Estimating uniqueness

To estimate the uniqueness of app-fingerprints, we apply the unicity framework11 on s samples of 10,000 randomly selected individuals. For each individual we select n apps (without replacement) from their app-fingerprint. With the popularity based attack, apps with low user base are selected to increase the uniqueness of the app usage pattern. The person is then said to be unique if they are the only individual in the dataset whose app-fingerprint contains those apps. In cases where n is larger the the total length of a person’s app-fingerprint we instead select \(\min (n,|\text {fingerprint}|)\) number of apps. Uniqueness for a sample \(s_i\) is then estimated as the fraction of the users that have unique traces.
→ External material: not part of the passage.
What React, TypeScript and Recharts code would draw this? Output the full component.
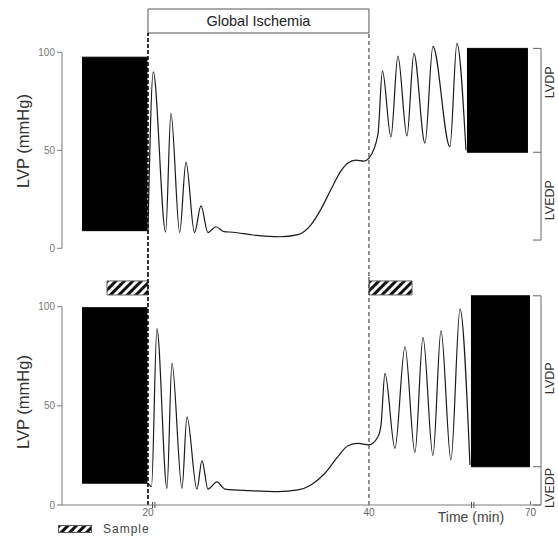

Overall uniqueness is the average of the s samples, and error-bars are given by the standard deviation. We use \(s=20\). To study cultural differences, we apply the unicity framework above on \(s=60\) samples of 20,000 randomly selected individuals from the same country (see Supplementary Information for other sample sizes).

Model of cultural differences

We model dependencies between country unicity and app-ecosystem dependent and control variables as a linear model. To explore monotonic dependencies which not necessary are linear, we rank transform all variables, such that rank 1 is the highest possible value of each variable. The model is defined as \(U = \beta _0 + \beta X + \epsilon\), where X is a matrix of the rank transformed variables, \(\beta _0\) is the intercept, and \(\epsilon\) denotes the residuals (see SI section 3.1 for details). To understand the uncertainty of our analysis, we bootstrap over 10,000 samples to get 95% confidence intervals and report the average \(R^2\) value over the samples. We build separate models for the random and popularity attack schemes using \(n = 5\) apps.